▶ **TO DO**
Which lines below hold the word "Output"? Copy all of them.

▶ **MATERIAL**
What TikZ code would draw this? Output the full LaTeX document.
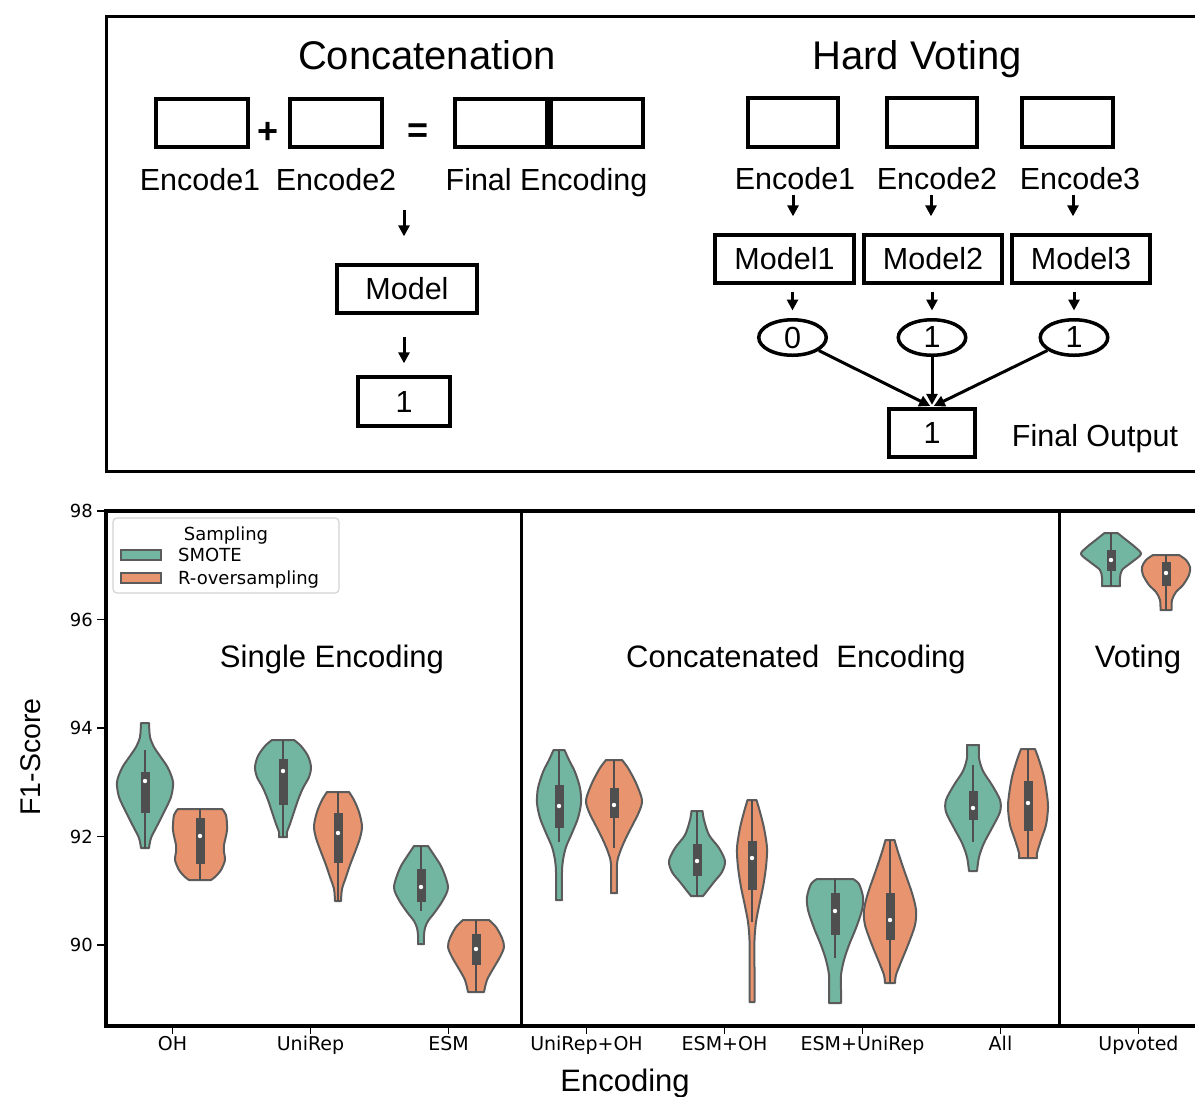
\documentclass[tikz,border=0pt]{standalone}
\usepackage{fontspec}
\setmainfont{Liberation Sans}
\newfontfamily\djv{DejaVu Sans}
\usetikzlibrary{arrows.meta,shapes.geometric}

\definecolor{vgreen}{HTML}{72B6A1}
\definecolor{vorange}{HTML}{E8956F}
\definecolor{vedge}{HTML}{5B5B5B}
\definecolor{vbox}{HTML}{4F4F4F}
\definecolor{leggray}{HTML}{D3D3D3}

\newcommand{\fsz}[1]{\fontsize{#1}{#1}\selectfont}

% violin: centre x, fill colour, top y, bottom y, right-hand profile (half width, y)
\newcommand{\violin}[5]{%
  \begin{scope}[shift={(#1,0)}]
    \foreach \s in {1,-1}{%
      \fill[#2, xscale=\s] (-1,#3) -- plot[smooth] coordinates {#5} -- (-1,#4) -- cycle;
    }
    \foreach \s in {1,-1}{%
      \draw[vedge, line width=2, line join=round, xscale=\s]
        (0,#3) -- plot[smooth] coordinates {#5} -- (0,#4);
    }
  \end{scope}}
% inner box: centre x, whisker top, whisker bottom, q3, q1, median
\newcommand{\vbx}[6]{%
  \draw[vbox, line width=2] (#1,#2) -- (#1,#3);
  \fill[vbox] (#1-4.5,#4) rectangle (#1+4.5,#5);
  \fill[white] (#1,#6) circle (2.2pt);}

\tikzset{
  frame/.style={line width=3},
  ebox/.style={draw, line width=3.8, inner sep=0, minimum width=92.5, minimum height=48.5, font=\fsz{30.5}},
  oval/.style={ellipse, draw, line width=3.5, inner sep=0, minimum width=67.5, minimum height=35.5, font=\fsz{30.5}},
  arr/.style={line width=3, -{Triangle[length=11pt,width=11pt]}},
  lbl/.style={inner sep=0, anchor=base, font=\fsz{30.5}},
  sym/.style={inner sep=0, font=\bfseries\fsz{36}},
  ttl/.style={inner sep=0, anchor=base, font=\fsz{40}},
  grp/.style={inner sep=0, anchor=base, font=\fsz{31}},
  tick/.style={line width=1.5},
  xtl/.style={inner sep=0, anchor=base, font=\djv\fsz{19}},
  ytl/.style={inner sep=0, anchor=east, font=\djv\fsz{18}},
  legt/.style={inner sep=0, anchor=base west, font=\djv\fsz{18}},
  patch/.style={draw=vedge, line width=1.5},
}

\begin{document}
\begin{tikzpicture}[x=1pt,y=-1pt]
\useasboundingbox (0,0) rectangle (1195,1096);
\fill[white] (0,0) rectangle (1195,1096);

% ---------------- schematic panel ----------------
\draw[frame] (106,16) rectangle (1215,471);

\node[ttl] (tcat) at (427,69) {Concatenation};
\node[ttl] (thv) at (917,69) {Hard Voting};

% concatenation
\node[ebox] (ce1) at (202,123) {};
\node[sym] (cplus) at (268,133) {+};
\node[ebox] (ce2) at (336,123) {};
\node[sym] (ceq) at (418,133) {=};
\node[ebox, minimum width=188.5] (cfin) at (549,123) {};
\draw[line width=8] (cfin.north) -- (cfin.south);
\node[lbl] (cl1) at (200,190) {Encode1};
\node[lbl] (cl2) at (336,190) {Encode2};
\node[lbl] (cl3) at (546.5,190) {Final Encoding};

\node[ebox, minimum width=140.5] (cmodel) at (407,289) {Model};
\node[ebox, minimum height=49.5] (cres) at (404,401.5) {1};

\coordinate (ca1) at (404,210);
\draw[arr, shorten >=26.5] (ca1) -- (ca1 |- cmodel.north);
\coordinate (ca2) at (404,337);
\draw[arr, shorten >=11.5] (ca2) -- (ca2 |- cres.north);

% hard voting
\node[ebox, minimum width=90.5] (he1) at (793,122.5) {};
\node[ebox, minimum width=90.5] (he2) at (932,122.5) {};
\node[ebox, minimum width=91.5] (he3) at (1067.5,122.5) {};
\node[lbl] (hl1) at (795,189) {Encode1};
\node[lbl] (hl2) at (937,189) {Encode2};
\node[lbl] (hl3) at (1080,189) {Encode3};

\node[ebox, minimum width=139.5] (hm1) at (784.5,259) {Model1};
\node[ebox, minimum width=138.5] (hm2) at (933,259) {Model2};
\node[ebox, minimum width=138.5] (hm3) at (1081,259) {Model3};

\coordinate (hs1) at (793,195);
\coordinate (hs2) at (931,195);
\coordinate (hs3) at (1073,195);
\draw[arr, shorten >=16.5] (hs1) -- (hs1 |- hm1.north);
\draw[arr, shorten >=16.5] (hs2) -- (hs2 |- hm2.north);
\draw[arr, shorten >=16.5] (hs3) -- (hs3 |- hm3.north);

\node[oval] (ov0) at (792.5,337.5) {0};
\node[oval] (ov1) at (932,337.5) {1};
\node[oval] (ov2) at (1074,337.5) {1};

\draw[arr, shorten <=6.5, shorten >=7.5] (hm1.south -| ov0.north) -- (ov0.north);
\draw[arr, shorten <=6.5, shorten >=7.5] (hm2.south -| ov1.north) -- (ov1.north);
\draw[arr, shorten <=6.5, shorten >=7.5] (hm3.south -| ov2.north) -- (ov2.north);

\node[ebox, minimum width=85.5] (fin) at (932,433) {1};
\node[lbl] (fout) at (1095,446) {Final Output};

\draw[arr, shorten >=2] (ov0) -- (fin.north);
\draw[arr, shorten >=2] (ov1) -- (fin.north);
\draw[arr, shorten >=2] (ov2) -- (fin.north);

% ---------------- violin panel ----------------
\violin{145}{vgreen}{723}{848}{(4,723) (5,737) (9,747) (15,756) (23,768) (28,782) (26,797) (19,812) (12,826) (6,838) (4,848)}
\vbx{145}{750}{848}{772}{813}{781}
\violin{200}{vorange}{809}{880}{(22,809) (26,815) (27,830) (24,845) (24,852) (25,860) (21,870) (15,877) (11,880)}
\vbx{200}{809}{880}{818}{864}{836}

\violin{283}{vgreen}{740}{837}{(11,740) (18,746) (25,756) (28,767) (26,777) (20,788) (15,800) (11,812) (7,824) (4,832) (4,837)}
\vbx{283}{740}{837}{759}{805}{771}
\violin{338}{vorange}{792}{901}{(11,792) (16,800) (21,812) (24,826) (22,838) (17,852) (12,865) (8,877) (4,889) (3,901)}
\vbx{338}{792}{901}{813}{863}{833}

\violin{421}{vgreen}{846}{944}{(7,846) (13,855) (21,868) (27,887) (22,900) (14,912) (7,921) (4,928) (3,935) (3,944)}
\vbx{421}{846}{911}{869}{902}{887}
\violin{476}{vorange}{920}{992}{(13,920) (20,927) (26,938) (28,947) (24,957) (17,969) (11,980) (8,992)}
\vbx{476}{920}{992}{934}{965}{949}

\violin{559}{vgreen}{750}{900}{(5.5,750) (10,760) (16,772) (21,788) (22,803) (19,818) (13,833) (7,847) (4,860) (3,872) (3,900)}
\vbx{559}{750}{842}{785}{828}{806}
\violin{614}{vorange}{760}{893}{(8,760) (14,768) (22,783) (28,800) (25,812) (18,826) (11,840) (6,852) (3,864) (3,893)}
\vbx{614}{760}{848}{788}{818}{805}

\violin{697}{vgreen}{811}{896}{(5.5,811) (7,820) (12,835) (22,848) (28,861) (25,872) (17,882) (10,891) (6,896)}
\vbx{697}{811}{896}{844}{876}{861}
\violin{752}{vorange}{800}{1002}{(4.5,800) (8,812) (12,828) (15,848) (14,867) (11,887) (7,906) (4,922) (2.5,940) (2.5,970) (2.5,1002)}
\vbx{752}{800}{922}{841}{890}{858}

\violin{835}{vgreen}{879}{1003}{(18,879) (24,884) (28,897) (27,910) (21,928) (14,945) (9,960) (6,975) (6,990) (6,1003)}
\vbx{835}{879}{958}{893}{935}{911}
\violin{890}{vorange}{840}{983}{(4.5,840) (8,852) (14,870) (22,893) (26,910) (25,925) (18,945) (11,962) (6,975) (5,983)}
\vbx{890}{840}{983}{893}{940}{920}

\violin{973}{vgreen}{745}{871}{(6,745) (6,758) (10,771) (19,785) (27,800) (27,812) (19,828) (11,843) (6,857) (4,871)}
\vbx{973}{765}{842}{791}{820}{808}
\violin{1028}{vorange}{749}{858}{(7,749) (11,760) (16,777) (19,795) (20,808) (18,825) (13,840) (9,853) (9,858)}
\vbx{1028}{749}{858}{781}{831}{803}

\violin{1111}{vgreen}{533}{586}{(6.5,533) (14,539) (24,547) (30,554) (21,562) (11,570) (9,578) (9,586)}
\vbx{1111}{533}{586}{550}{571}{560}
\violin{1166}{vorange}{555}{610}{(13,555) (20,560) (24,567) (23,575) (17,585) (10,592) (6,600) (5.5,610)}
\vbx{1166}{555}{610}{562}{586}{573}

% axes frame and group separators
\draw[line width=4] (104,511) -- (1215,511);
\draw[line width=4] (104,1026) -- (1215,1026);
\draw[line width=4] (106,509) -- (106,1028);
\draw[line width=3] (521,511) -- (521,1026);
\draw[line width=3] (1059,511) -- (1059,1026);

% y axis
\foreach \v/\yy in {98/511,96/619.5,94/728,92/836.5,90/945}{
  \draw[tick] (97,\yy) -- (105,\yy);
  \node[ytl] (yt\v) at (93,\yy) {\v};
}
\node[inner sep=0, rotate=90, font=\fsz{28.5}] (ylab) at (31,757) {F1-Score};

% x axis
\foreach \xx/\t [count=\i] in {172.5/OH,310.5/UniRep,448.5/ESM,586.5/UniRep+OH,724.5/ESM+OH,862.5/ESM+UniRep,1000.5/All,1138.5/Upvoted}{
  \draw[tick] (\xx,1027) -- (\xx,1034);
  \node[xtl] (xt\i) at (\xx,1050) {\t};
}
\node[inner sep=0, anchor=base, font=\fsz{31}] (xlab) at (625,1091) {Encoding};

% group titles
\node[grp] (g1) at (332,667) {Single Encoding};
\node[grp] (g2) at (796,667) {Concatenated\ \ Encoding};
\node[grp] (g3) at (1138,667) {Voting};

% legend
\node[draw=leggray, fill=white, line width=1.2, rounded corners=4pt, inner sep=0,
      minimum width=226, minimum height=75] (leg) at (226,555.5) {};
\node[inner sep=0, anchor=base, font=\djv\fsz{18}] (legt) at (226,540) {Sampling};
\draw[patch, fill=vgreen] (121,550) rectangle (161,560);
\node[legt] (leg1) at (178,561) {SMOTE};
\draw[patch, fill=vorange] (121,573) rectangle (161,583);
\node[legt] (leg2) at (178,584) {R-oversampling};
\end{tikzpicture}
\end{document}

▶ **COMPLETED EXERCISE**
What TikZ code would draw this? Output the full LaTeX document.
\node[lbl] (fout) at (1095,446) {Final Output};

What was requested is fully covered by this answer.